[Plotting code records]
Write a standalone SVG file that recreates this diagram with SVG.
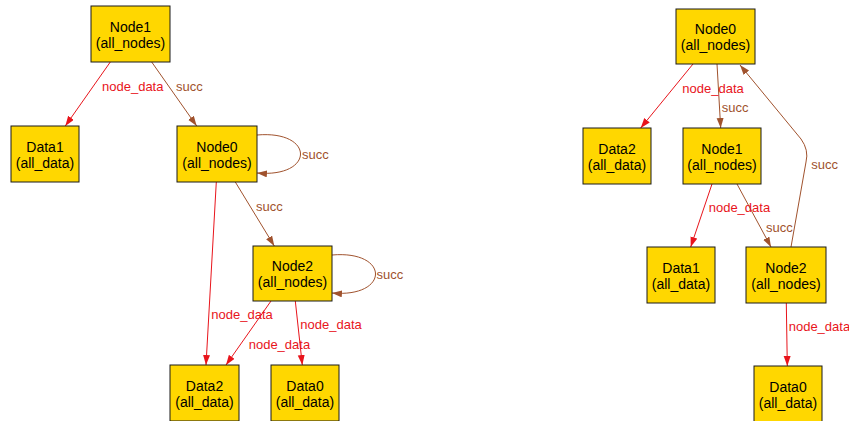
<svg xmlns="http://www.w3.org/2000/svg" width="849" height="421" viewBox="0 0 849 421">
  <style>
    .box { fill: #ffd700; stroke: #1a1a1a; stroke-width: 1; }
    .nt { font-family: "Liberation Sans", Arial, sans-serif; font-size: 14px; fill: #000; text-anchor: middle; }
    .lbl { font-family: "Liberation Sans", Arial, sans-serif; font-size: 13px; }
    .red { stroke: #e8141b; fill: none; stroke-width: 1; }
    .brn { stroke: #a0522d; fill: none; stroke-width: 1; }
    .tred { fill: #e8141b; }
    .tbrn { fill: #a0522d; }
  </style>
  <defs>
    <marker id="arrRed" markerUnits="userSpaceOnUse" markerWidth="10" markerHeight="8" refX="10" refY="3.5" orient="auto">
      <path d="M0,0 L10,3.5 L0,7 z" fill="#e8141b"/>
    </marker>
    <marker id="arrBrn" markerUnits="userSpaceOnUse" markerWidth="10" markerHeight="8" refX="10" refY="3.5" orient="auto">
      <path d="M0,0 L10,3.5 L0,7 z" fill="#a0522d"/>
    </marker>
  </defs>

  <g id="connectors">
    <!-- left graph -->
    <path class="red" d="M110.3,62 L65.3,126" marker-end="url(#arrRed)"/>
    <path class="brn" d="M151.7,62 L196.7,126" marker-end="url(#arrBrn)"/>
    <path class="brn" d="M257,135 C315,130 315,178 257,173" marker-end="url(#arrBrn)"/>
    <path class="brn" d="M235.3,182 L274.3,246" marker-end="url(#arrBrn)"/>
    <path class="red" d="M216.3,182 L206,365" marker-end="url(#arrRed)"/>
    <path class="red" d="M271,301 L226,365" marker-end="url(#arrRed)"/>
    <path class="red" d="M295.3,301 L302.3,365" marker-end="url(#arrRed)"/>
    <path class="brn" d="M332,255 C390,250 390,298 332,293" marker-end="url(#arrBrn)"/>

    <text class="lbl tred" x="102" y="91">node_data</text>
    <text class="lbl tbrn" x="176" y="91">succ</text>
    <text class="lbl tbrn" x="302" y="158.5">succ</text>
    <text class="lbl tbrn" x="256" y="210.5">succ</text>
    <text class="lbl tbrn" x="376.5" y="279.3">succ</text>
    <text class="lbl tred" x="211.3" y="319">node_data</text>
    <text class="lbl tred" x="248.7" y="349.3">node_data</text>
    <text class="lbl tred" x="300.3" y="329.3">node_data</text>

    <!-- right graph -->
    <path class="red" d="M693,64 L640.7,128" marker-end="url(#arrRed)"/>
    <path class="brn" d="M717,64 L720.7,128" marker-end="url(#arrBrn)"/>
    <path class="brn" d="M791,247 L806,162 Q809,150 801,139 L740,65" marker-end="url(#arrBrn)"/>
    <path class="red" d="M712,184 L690.7,247" marker-end="url(#arrRed)"/>
    <path class="brn" d="M737,184 L771,247" marker-end="url(#arrBrn)"/>
    <path class="red" d="M786.3,303 L787.3,366" marker-end="url(#arrRed)"/>

    <text class="lbl tred" x="682.3" y="92.7">node_data</text>
    <text class="lbl tbrn" x="721.7" y="112">succ</text>
    <text class="lbl tbrn" x="811.3" y="169.3">succ</text>
    <text class="lbl tred" x="708.7" y="211.7">node_data</text>
    <text class="lbl tbrn" x="766" y="231.7">succ</text>
    <text class="lbl tred" x="788.7" y="330.7">node_data</text>
  </g>

  <!-- left graph nodes -->
  <g id="L-Node1">
    <rect class="box" x="91" y="6" width="79" height="56"/>
    <text class="nt" x="130.5" y="31.8">Node1</text>
    <text class="nt" x="130.5" y="47.5">(all_nodes)</text>
  </g>
  <g id="L-Data1">
    <rect class="box" x="11" y="126" width="68" height="56"/>
    <text class="nt" x="45" y="151.8">Data1</text>
    <text class="nt" x="45" y="167.5">(all_data)</text>
  </g>
  <g id="L-Node0">
    <rect class="box" x="177" y="126" width="80" height="56"/>
    <text class="nt" x="217" y="151.8">Node0</text>
    <text class="nt" x="217" y="167.5">(all_nodes)</text>
  </g>
  <g id="L-Node2">
    <rect class="box" x="253" y="246" width="79" height="55"/>
    <text class="nt" x="292.5" y="271.3">Node2</text>
    <text class="nt" x="292.5" y="287">(all_nodes)</text>
  </g>
  <g id="L-Data2">
    <rect class="box" x="170" y="365" width="69" height="56"/>
    <text class="nt" x="204.5" y="390.8">Data2</text>
    <text class="nt" x="204.5" y="406.5">(all_data)</text>
  </g>
  <g id="L-Data0">
    <rect class="box" x="271" y="365" width="68" height="56"/>
    <text class="nt" x="305" y="390.8">Data0</text>
    <text class="nt" x="305" y="406.5">(all_data)</text>
  </g>

  <!-- right graph nodes -->
  <g id="R-Node0">
    <rect class="box" x="676" y="9" width="79" height="55"/>
    <text class="nt" x="715.5" y="34.3">Node0</text>
    <text class="nt" x="715.5" y="50">(all_nodes)</text>
  </g>
  <g id="R-Data2">
    <rect class="box" x="583" y="128" width="68" height="56"/>
    <text class="nt" x="617" y="153.8">Data2</text>
    <text class="nt" x="617" y="169.5">(all_data)</text>
  </g>
  <g id="R-Node1">
    <rect class="box" x="683" y="128" width="78" height="56"/>
    <text class="nt" x="722" y="153.8">Node1</text>
    <text class="nt" x="722" y="169.5">(all_nodes)</text>
  </g>
  <g id="R-Data1">
    <rect class="box" x="647" y="247" width="68" height="56"/>
    <text class="nt" x="681" y="272.8">Data1</text>
    <text class="nt" x="681" y="288.5">(all_data)</text>
  </g>
  <g id="R-Node2">
    <rect class="box" x="746" y="247" width="80" height="56"/>
    <text class="nt" x="786" y="272.8">Node2</text>
    <text class="nt" x="786" y="288.5">(all_nodes)</text>
  </g>
  <g id="R-Data0">
    <rect class="box" x="754" y="366" width="68" height="56"/>
    <text class="nt" x="788" y="391.8">Data0</text>
    <text class="nt" x="788" y="407.5">(all_data)</text>
  </g>
</svg>
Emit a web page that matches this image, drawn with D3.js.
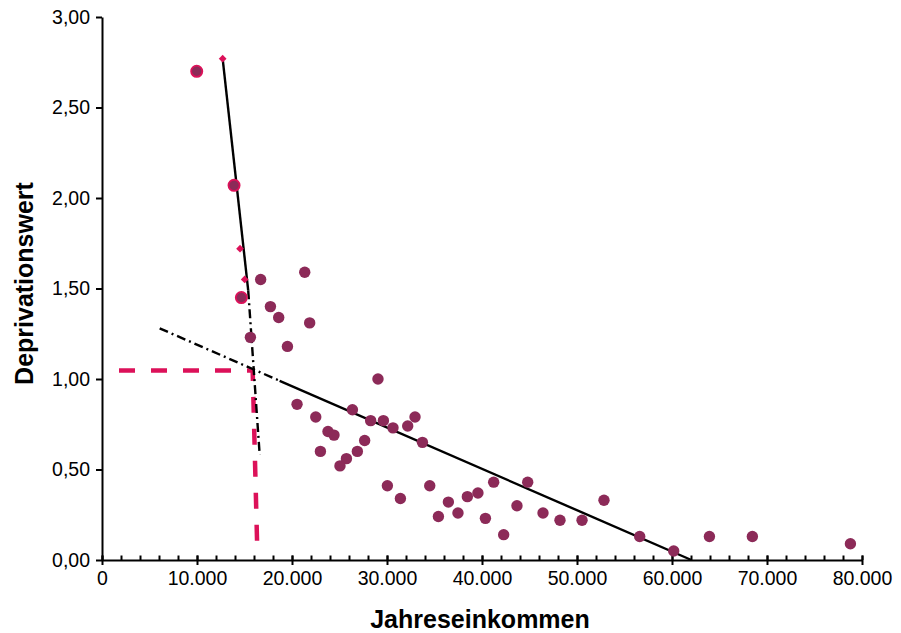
<!DOCTYPE html>
<html>
<head>
<meta charset="utf-8">
<script src="https://cdn.jsdelivr.net/npm/d3@7"></script>
<style>
  body { margin: 0; background: #fff; }
  svg { font-family: 'Liberation Sans', Arial, Helvetica, sans-serif; }
  .axis path, .axis line { stroke: #000; stroke-width: 2; }
  .axis text { font-size: 19.5px; fill: #000; }
  .label { font-size: 25px; font-weight: bold; }
</style>
</head>
<body>
<div id="chart"></div>
<script>
// --- data ---
// Jahreseinkommen / Deprivationswert of the households (purple dots)
const income = [16700, 21340, 17730, 18600, 21860, 15620, 19520, 20530, 22500, 26360,
  23790, 24420, 22990, 25730, 26880, 27650, 25050, 28280, 29050, 29620,
  30630, 32180, 32950, 33730, 30040, 31410, 34500, 35410, 36460, 37470,
  38460, 39570, 40360, 41230, 42280, 43680, 44810, 46420, 48210, 50530,
  52840, 56600, 60180, 63940, 68460, 78780];
const deprivation = [1.55, 1.59, 1.40, 1.34, 1.31, 1.23, 1.18, 0.86, 0.79, 0.83,
  0.71, 0.69, 0.60, 0.56, 0.60, 0.66, 0.52, 0.77, 1.00, 0.77,
  0.73, 0.74, 0.79, 0.65, 0.41, 0.34, 0.41, 0.24, 0.32, 0.26,
  0.35, 0.37, 0.23, 0.43, 0.14, 0.30, 0.43, 0.26, 0.22, 0.22,
  0.33, 0.13, 0.05, 0.13, 0.13, 0.09];

// low incomes (dots with a red ring)
const lowIncome = [9970, 13900, 14670];
const lowDeprivation = [2.70, 2.07, 1.45];

// values on the steep fit (diamonds)
const fitIncome = [12700, 14530, 15020];
const fitDeprivation = [2.77, 1.72, 1.55];

// fit lines: solid part and dash-dot extension
const steepSolid = [[12700, 2.77], [15390, 1.49]];
const steepDash = [[15390, 1.49], [16600, 0.58]];
const flatDash = [[6070, 1.28], [18700, 0.99]];
const flatSolid = [[18700, 0.99], [62040, 0.0]];

// threshold (red dashed)
const threshold = [[1790, 1.047], [15860, 1.047], [16340, 0.066]];

const xTicks = [0, 10000, 20000, 30000, 40000, 50000, 60000, 70000, 80000];
const xMinorTicks = d3.range(0, 80001, 2000);
const yTicks = [0, 0.5, 1, 1.5, 2, 2.5, 3];

const xLabel = 'Jahreseinkommen';
const yLabel = 'Deprivationswert';

// --- drawing ---
const width = 901, height = 633;
const margin = {top: 17, right: 39, bottom: 73, left: 102};

const de = d3.formatLocale({decimal: ',', thousands: '.', grouping: [3], currency: ['', ' €']});

const svg = d3.select('#chart')
  .append('svg')
  .attr('width', width)
  .attr('height', height);

const scaleX = d3.scaleLinear([0, 80000], [margin.left, width - margin.right]);
const scaleY = d3.scaleLinear([0, 3], [height - margin.bottom, margin.top]);

const purple = '#8c2a58';
const red = '#dc1159';

// axes
svg.append('g')
  .attr('class', 'axis')
  .attr('transform', `translate(0,${scaleY(0)})`)
  .call(d3.axisBottom(scaleX).tickValues(xMinorTicks).tickSizeInner(-4.5).tickSizeOuter(0).tickFormat(''));

svg.append('g')
  .attr('class', 'axis')
  .attr('transform', `translate(0,${scaleY(0)})`)
  .call(d3.axisBottom(scaleX).tickValues(xTicks).tickSizeInner(5).tickSizeOuter(0)
    .tickPadding(6).tickFormat(de.format(',')))
  .call(g => g.select('.domain').remove())
  .call(g => g.selectAll('.tick line').attr('y1', -4.5));

svg.append('g')
  .attr('class', 'axis')
  .attr('transform', `translate(${scaleX(0)},0)`)
  .call(d3.axisLeft(scaleY).tickValues(yTicks).tickSizeInner(6).tickSizeOuter(0)
    .tickPadding(6).tickFormat(de.format(',.2f')));

svg.append('text')
  .attr('class', 'label')
  .attr('x', (scaleX(0) + scaleX(80000)) / 2 - 2)
  .attr('y', 628)
  .attr('text-anchor', 'middle')
  .text(xLabel);

svg.append('text')
  .attr('class', 'label')
  .attr('transform', `translate(33,${(scaleY(0) + scaleY(3)) / 2 - 5})rotate(-90)`)
  .attr('text-anchor', 'middle')
  .text(yLabel);

// lines
const line = d3.line()
  .x(d => scaleX(d[0]))
  .y(d => scaleY(d[1]));

svg.append('path')
  .attr('d', line(threshold))
  .attr('fill', 'none')
  .attr('stroke', red)
  .attr('stroke-width', 4.5)
  .attr('stroke-dasharray', '16,16');

[[steepSolid, null], [steepDash, '9,4,2,4'], [flatDash, '9,4,2,4'], [flatSolid, null]]
  .forEach(([pts, dash]) => {
    svg.append('path')
      .attr('d', line(pts))
      .attr('fill', 'none')
      .attr('stroke', '#000')
      .attr('stroke-width', 2.4)
      .attr('stroke-dasharray', dash);
  });

// points
svg.append('g')
  .selectAll('circle')
  .data(d3.zip(income, deprivation))
  .join('circle')
  .attr('cx', d => scaleX(d[0]))
  .attr('cy', d => scaleY(d[1]))
  .attr('r', 5.7)
  .attr('fill', purple);

svg.append('g')
  .selectAll('circle')
  .data(d3.zip(lowIncome, lowDeprivation))
  .join('circle')
  .attr('cx', d => scaleX(d[0]))
  .attr('cy', d => scaleY(d[1]))
  .attr('r', 5.6)
  .attr('fill', purple)
  .attr('stroke', red)
  .attr('stroke-width', 1.8);

svg.append('g')
  .selectAll('path')
  .data(d3.zip(fitIncome, fitDeprivation))
  .join('path')
  .attr('d', d3.symbol(d3.symbolSquare, 30))
  .attr('transform', d => `translate(${scaleX(d[0])},${scaleY(d[1])})rotate(45)`)
  .attr('fill', red);
</script>
</body>
</html>
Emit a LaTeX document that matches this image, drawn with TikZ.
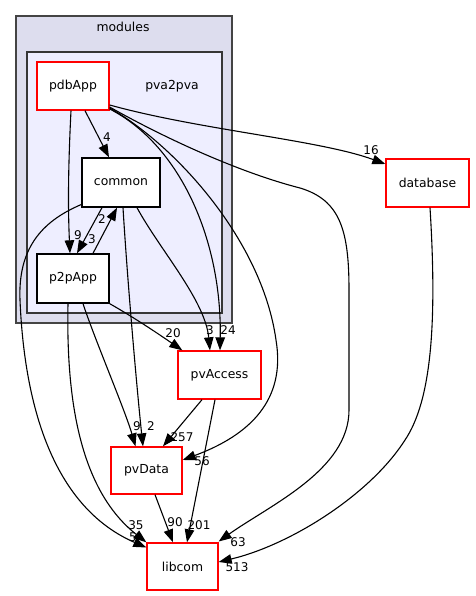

Written instruction:
Copy nothing but the lines above from the one with "Emit a web page" to the one with "const yTicks = [0, 0.5, 1, 1.5, 2, 2.5, 3];", inclusive, word for word. Leave every picture out.

Correct answer:
Emit a web page that matches this image, drawn with D3.js.
<!DOCTYPE html>
<html>
<head>
<meta charset="utf-8">
<script src="https://cdn.jsdelivr.net/npm/d3@7"></script>
<style>
  body { margin: 0; background: #fff; }
  svg { font-family: 'Liberation Sans', Arial, Helvetica, sans-serif; }
  .axis path, .axis line { stroke: #000; stroke-width: 2; }
  .axis text { font-size: 19.5px; fill: #000; }
  .label { font-size: 25px; font-weight: bold; }
</style>
</head>
<body>
<div id="chart"></div>
<script>
// --- data ---
// Jahreseinkommen / Deprivationswert of the households (purple dots)
const income = [16700, 21340, 17730, 18600, 21860, 15620, 19520, 20530, 22500, 26360,
  23790, 24420, 22990, 25730, 26880, 27650, 25050, 28280, 29050, 29620,
  30630, 32180, 32950, 33730, 30040, 31410, 34500, 35410, 36460, 37470,
  38460, 39570, 40360, 41230, 42280, 43680, 44810, 46420, 48210, 50530,
  52840, 56600, 60180, 63940, 68460, 78780];
const deprivation = [1.55, 1.59, 1.40, 1.34, 1.31, 1.23, 1.18, 0.86, 0.79, 0.83,
  0.71, 0.69, 0.60, 0.56, 0.60, 0.66, 0.52, 0.77, 1.00, 0.77,
  0.73, 0.74, 0.79, 0.65, 0.41, 0.34, 0.41, 0.24, 0.32, 0.26,
  0.35, 0.37, 0.23, 0.43, 0.14, 0.30, 0.43, 0.26, 0.22, 0.22,
  0.33, 0.13, 0.05, 0.13, 0.13, 0.09];

// low incomes (dots with a red ring)
const lowIncome = [9970, 13900, 14670];
const lowDeprivation = [2.70, 2.07, 1.45];

// values on the steep fit (diamonds)
const fitIncome = [12700, 14530, 15020];
const fitDeprivation = [2.77, 1.72, 1.55];

// fit lines: solid part and dash-dot extension
const steepSolid = [[12700, 2.77], [15390, 1.49]];
const steepDash = [[15390, 1.49], [16600, 0.58]];
const flatDash = [[6070, 1.28], [18700, 0.99]];
const flatSolid = [[18700, 0.99], [62040, 0.0]];

// threshold (red dashed)
const threshold = [[1790, 1.047], [15860, 1.047], [16340, 0.066]];

const xTicks = [0, 10000, 20000, 30000, 40000, 50000, 60000, 70000, 80000];
const xMinorTicks = d3.range(0, 80001, 2000);
const yTicks = [0, 0.5, 1, 1.5, 2, 2.5, 3];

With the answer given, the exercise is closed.